Among the approximately 200 artists from over 50 countries who are part of Documenta 13 are a substantial number of artists who have worked with SAF, including Doug Ashford, Kader Attia, Judith Barry, Trisha Donnelly, Mariam Ghani, René Gabri, Simryn Gill, Khaled Hourani, Mark Lombardi, Rabih Mroué, Walid Raad, Jalal Toufic, Eyal Weizman, Akram Zaatari, Gustav Metzger, Ayreen Anastas, Lawrence Weiner, Emily Jacir, Amar Kanwar, Apichatpong Weerasethakul, Anri Sala and Haris Epaminonda.
SAF also works with several of the artists contributing to La Triennale: Intense Proximeté/y (Paris, April 20th – August 26th). Minouk Lim, whose work was recently included in SAF’s group exhibition, “What should I do to live in your life?”, is participating in the Triennale with her installation “Liquid Theater.” It combines foam, hair, glue, wood, bandages, metal and video to place the two ‘halves’ of Korea in conversation with one another.
Ziad Antar’s series of photographs, “Portrait of a Landscape,” is on display at La Triennale. These photographs were first shown in Sharjah in the exhibition, “Portraits of a Territory,” hosted by the Sharjah Art Foundation and curated by Christine Macel, Chief Curator at Musée National D’Art Moderne Centre Pompidou Paris. The exhibition featured photographs of the UAE coastline that were taken between 2004 and 2011. While Antar began by randomly photographing the coast, he later worked to systematically document the coastline, Emirate by Emirate, completing the series as part of a Sharjah Art Foundation Residency in 2011. Viewed in succession, these photographs tell the story of an economic boom and its hazards through images of both monumental architectural structures and the abandoned worksites of unfinished construction projects, as well as through the daily lives and activities of the middle classes. Part of Antar’s “Expired” series is also on display at La Triennale. It was made using negatives found in a stock of old merchandise in the back-shop of a Cairo studio in 2005. Antar’s publication, Portrait of a Territory, was launched during the opening reception for his exhibition in Sharjah in March. Created as part of his Sharjah Art Foundation Artist Residency, the book includes 267 photographs, some from the exhibition in addition to others from the same series. Co-published by Actes Sud and Sharjah Art Foundation in French, English and Arabic, this 305 page book was designed by Marc Touitou with a text written by Christine Macel. The book is currently available for sale around the world.
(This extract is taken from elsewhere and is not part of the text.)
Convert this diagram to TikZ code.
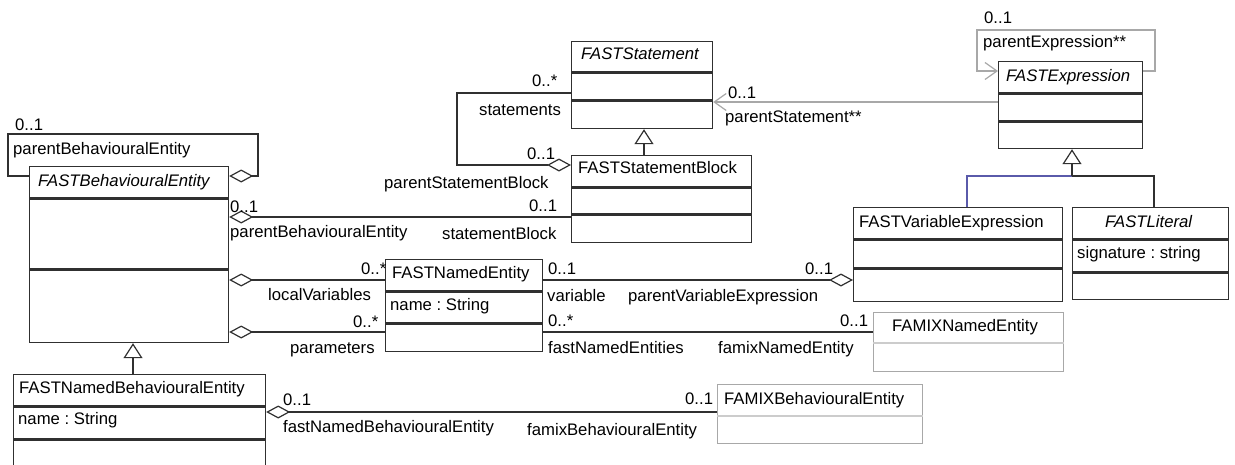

La Triennale also presents a video installation by Joana Hadjithomas and Khalil Joreige titled “A Letter Can Always Reach its Destination.” It examines the narrative structure and the human impact of the advance-fee fraud commonly known as the “Nigerian Letter” or the “419 fraud.” Hadjithomas and Joreige have collaborated with SAF on a number of projects and occasions. Commissioned for Sharjah Biennial 10, their sculpture Cedar IV - part of the project “Lebanese Rocket Society” - remains on view in the public square outside of the Sharjah Art Museum. It is a reconstitution of the Lebanese rocket of the same name, launched on November 21, 1963.
Former Sharjah Biennial artists Bouchra Khalili, Ali Essafi and Yto Barrada are also participating in La Triennale.